Le varianti del virus e quelle del cretino
A cinque giorni dalla conferma della positività, si suppone tu possa serenamente rinunciare alla rituale chiamata del “contact tracing”. Senza stupore né scandalo. Superati i 1000 casi al giorno, le maglie della rete del contagio si fanno troppo fitte e ogni tentativo di tracciamento si risolverà in giramento di testa, e non solo di testa. Del resto, il Consiglio federale tornerà a riunirsi il 12 gennaio: perché i nostri telefonisti dovrebbero lavorare, inutilmente, ogni giorno oltre le 17?
D’altronde, già in estate, di fronte alla misera percentuale di vaccinati in Svizzera, ti prefiguravi un Natale tendenzialmente divisivo: responsabili contro indecisi, altruisti contro egocentrici, scienziati e stregoni, colpevoli e innocenti… A conti fatti, è andata peggio. Preso atto di quest’altro fallimento (politico), mentre ti godi negli anfratti bronchiali i tafferugli tra gli Omicron e gli anticorpi di recente produzione, accedi all’ottimismo di chi ha ritrovato i piaceri della statistica. Sfuggi la domanda se davvero, due anni dopo, possiamo riscoprirci migliori, ma ti consoli pensando a quella maggioranza silenziosa che ha saputo agire, tutto sommato, con dignità: dimostrando un minimo di responsabilità, di coraggio, di altruismo, di senso della comunità. Diciamo di intelligenza. Almeno quella necessaria a constatare la propria ignoranza e a riconoscere, sia pure nell’incertezza, una voce autorevole. Esercizio virtuoso in un’epoca in cui la massa, come in passato, resta bovina; eppure, meno incline all’arte dell’ascolto, sempre più spesso si convince, a torto, di aver capito qualcosa di rilevante. E lo urla al mondo.

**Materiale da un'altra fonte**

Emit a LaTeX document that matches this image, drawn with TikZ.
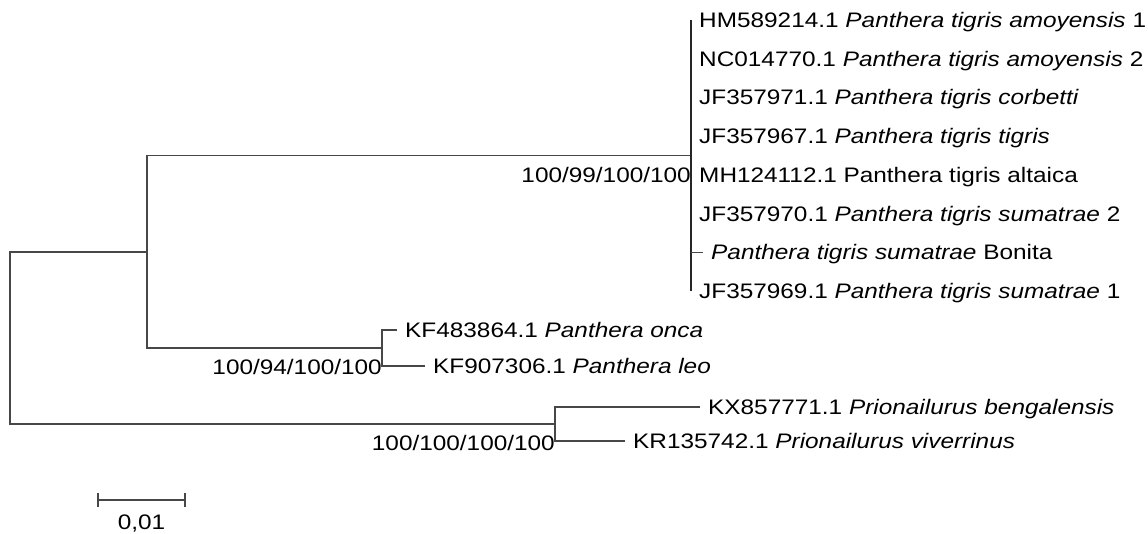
\documentclass[tikz,border=0pt]{standalone}
\usepackage{fontspec}
\setmainfont{Liberation Sans}[FakeStretch=1.16]
\begin{document}
\begin{tikzpicture}[x=1pt,y=-1pt,
  br/.style={draw=black!72, line width=1.2pt},
  lf/.style={anchor=west, inner sep=0pt, text height=15pt, text depth=0pt, xshift=8pt},
  bs/.style={anchor=east, inner sep=0pt, text height=15pt, text depth=0pt, yshift=-19pt},
  every node/.style={font=\fontsize{21}{25}\selectfont}]
\useasboundingbox (0,0) rectangle (1148,533);
% internal nodes
\coordinate (r) at (10,338);
\coordinate (n1) at (147,252);
\coordinate (nT) at (691,155.5);
\coordinate (nOL) at (382,348);
\coordinate (nP) at (555,424);
% tips
\coordinate (t1) at (691,20);
\coordinate (t2) at (691,58.7);
\coordinate (t3) at (691,97.4);
\coordinate (t4) at (691,136.1);
\coordinate (t5) at (691,174.8);
\coordinate (t6) at (691,213.5);
\coordinate (t7) at (703,252.2);
\coordinate (t8) at (691,290.9);
\coordinate (tO) at (397,330);
\coordinate (tL) at (425,366);
\coordinate (tB) at (700,407);
\coordinate (tV) at (625,441);
% branches
\draw[br] (r) |- (n1);
\draw[br] (r) |- (nP);
\draw[br] (n1) |- (nT);
\draw[br] (n1) |- (nOL);
\draw[br, draw=black!85] (t1) -- (t8);
\draw[br] (t7 -| nT) -- (t7);
\draw[br] (nOL) |- (tO);
\draw[br] (nOL) |- (tL);
\draw[br] (nP) |- (tB);
\draw[br] (nP) |- (tV);
% leaf labels
\node[lf] (l1) at (t1) {HM589214.1 \textit{Panthera tigris amoyensis} 1};
\node[lf] (l2) at (t2) {NC014770.1 \textit{Panthera tigris amoyensis} 2};
\node[lf] (l3) at (t3) {JF357971.1 \textit{Panthera tigris corbetti}};
\node[lf] (l4) at (t4) {JF357967.1 \textit{Panthera tigris tigris}};
\node[lf] (l5) at (t5) {MH124112.1 Panthera tigris altaica};
\node[lf] (l6) at (t6) {JF357970.1 \textit{Panthera tigris sumatrae} 2};
\node[lf] (l7) at (t7) {\textit{Panthera tigris sumatrae} Bonita};
\node[lf] (l8) at (t8) {JF357969.1 \textit{Panthera tigris sumatrae} 1};
\node[lf] (lO) at (tO) {KF483864.1 \textit{Panthera onca}};
\node[lf] (lL) at (tL) {KF907306.1 \textit{Panthera leo}};
\node[lf] (lB) at (tB) {KX857771.1 \textit{Prionailurus bengalensis}};
\node[lf] (lV) at (tV) {KR135742.1 \textit{Prionailurus viverrinus}};
% bootstrap labels
\node[bs] (bT) at (nT) {100/99/100/100};
\node[bs] (bOL) at (nOL) {100/94/100/100};
\node[bs] (bP) at (nP) {100/100/100/100};
% scale bar
\coordinate (s1) at (98,500);
\coordinate (s2) at (185,500);
\draw[br] (s1) -- (s2);
\draw[br] ([yshift=7pt]s1) -- ([yshift=-7pt]s1);
\draw[br] ([yshift=7pt]s2) -- ([yshift=-7pt]s2);
\node[inner sep=0pt, text height=15pt, text depth=0pt] (sl) at (141.5,522) {0,01};
\end{tikzpicture}
\end{document}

Guy Parmelin ha parlato di “debolezze del federalismo”. Da parte di un Udc, è già una notizia. Certo, lui si è limitato a evocare gli ingranaggi farraginosi di una macchina statale che si muove su più livelli. Ma a te, dal 1985, giunge la voce di Fruttero e Lucentini, la loro “prevalenza del cretino”, umano resistente e pervicace per ragioni numeriche, nel quale si è ormai inculcata la convinzione che la sua opinione, in qualsiasi frangente, conti qualcosa. Una “prevalenza” tanto più tangibile nel 21esimo secolo dei social, delle cure a priori alternative, del misticismo fai-da-te. Ancor più in una democrazia semi-diretta che a tratti appare un po’ complessata, se non pilatesca: pronta a legittimare ogni parere, fosse pure chiaramente stolto; impermeabile ai ritmi decisionali imposti dalle mutazioni di un virus; restia a imporre, se non a decidere alcunché, a costo di intasare “contact tracing” e ospedali, di “fermare la società” (Merlani) e mandare di nuovo in crisi la macchina produttiva del Paese.
Tornado alla statistica, ti dici che la nostra società, malgrado gli innumerevoli tragici inciampi, è andata incontro a un’evoluzione grazie alle minoranze, di potere e/o di genio. Pensiero di conforto, se non fosse per l’evidenza che, di questi tempi, altre minoranze, più nutrite e meno illuminate, possono condizionare il corso degli eventi. Nella latitanza della democrazia, un frullato di inculture in cui proliferano varianti di virus e di cretino. Alla maggioranza responsabile, sempre più frustrata, al più resta l’orgoglio della cavia; sottopostasi docilmente o impavidamente alla sperimentazione non di “Big Pharma”, ma delle varie sfumature di grigio degli “indecisi” ancora forniti di razionalità; timorosi, opportunisti o ipocriti che siano.